Beginning in 2009, Jones made a series of films over three years exposing how toxic waste from the oil trader Trafigura came to be illegally dumped in Abidjan in Africa rather than safely disposed of in the Netherlands. According to the government of Ivory Coast 16 people died and thousands were poisoned by the waste. The films were made in the face of pressure from Trafigura's lawyers Carter-Ruck who were attempting to close down press coverage of Trafigura's role in the scandal. Ultimately Carter-Ruck even attempted to use a super-injunction to stop The Guardian reporting mentions of Trafigura in Parliament. In response to the pressure Jones set up a network of international journalists and investigators to share information on the dumping, informally known as "Team Trafigura". In April 2010, the International Consortium of Investigative Journalists gave the Daniel Pearl Award for Outstanding International Investigative Reporting to the members of that team for exposing "how a powerful offshore oil trader tried to cover up the poisoning of 30,000 West Africans".

On 15 October 2010, the multi-national Reckitt Benckiser was fined £10 million for rigging the market for Gaviscon following an investigation by Jones and Martin Shankleman.

Immediately following Jimmy Savile's death in October 2011, Jones and his colleague Liz MacKean began an investigation for Newsnight into rumours of his history of sexual abuse and paedophilia. They interviewed one victim on camera and others agreed to have their stories told anonymously. Jones and MacKean discovered that Surrey Police had investigated allegations of abuse against Savile. The programme was scheduled for broadcast on 7 December 2011, but the film was never shown and the BBC instead broadcast tributes to Savile for its Christmas schedule. The decision to pull the Newsnight investigation eventually led to a major crisis in public trust of the BBC. The later Pollard Review found that Jones and MacKean had found cogent evidence that Savile was an abuser and that the programme could have exposed Savile in 2011, but a flawed decision was made not to broadcast. There was no public mention of the Newsnight investigation into Savile at the time, but in early 2012, several newspapers reported that the BBC had investigated allegations of sexual abuse immediately after Savile's death, but the report was not broadcast. An article by Miles Goslett in The Oldie alleged there had been a cover-up by the BBC.
Jones had met Savile a few times as a mid-teen, as his aunt had run Duncroft School for "intelligent but emotionally disturbed girls", which Savile visited. In 2010, Jones became aware of a critical memoir by a former pupil, which instigated his interest in Savile.

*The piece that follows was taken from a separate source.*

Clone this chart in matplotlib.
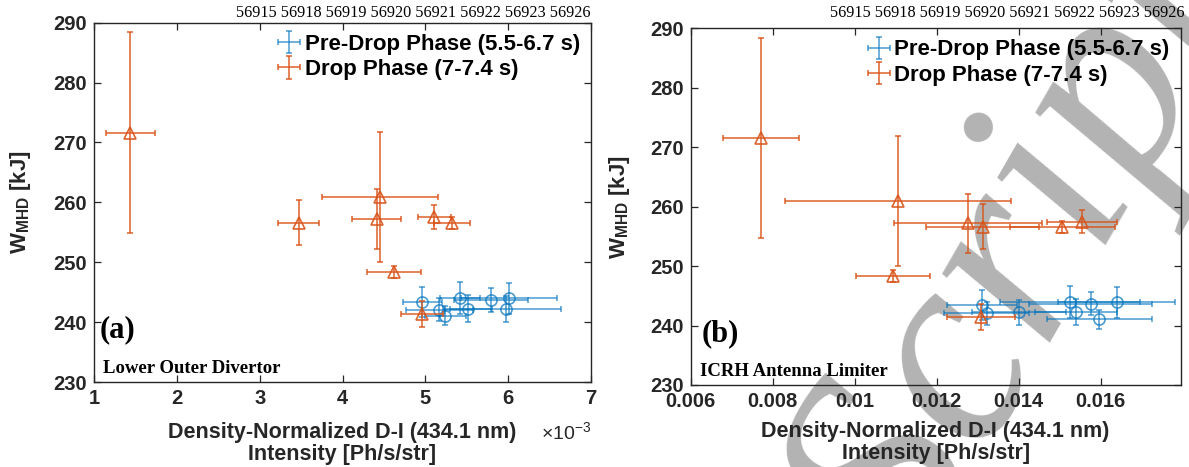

In 2014, Jones was the joint producer with Owen Phillips of the Panorama about the ex-News of the World undercover reporter Mazher Mahmood called “Fake Sheikh: Exposed” which starting from the case of Tulisa Contostavlos alleged that many of Mazher Mahmood's investigations had been dishonest. The broadcast was twice delayed and was finally transmitted on 12 November 2014. Following the programme the Crown Prosecution Service announced that they would reinvestigate 25 cases where people were convicted on Mahmood's evidence. Mazher Mahmood was convicted in October 2016 of conspiring to pervert the course of justice in the Tulisa Contostavlos case and sentenced to 15 months in prison.

In July 2016, Jones became investigations editor at the Bureau of Investigative Journalism. In 2021 he became editor of the Bureau.

==Awards==
- 2013: the London Press Awards Scoop of the Year prize for his part in the investigation into Jimmy Savile
- 2010: Daniel Pearl Award (International Consortium of Investigative Journalists) for his investigation of the dumping of Trafigura's toxic waste in Africa.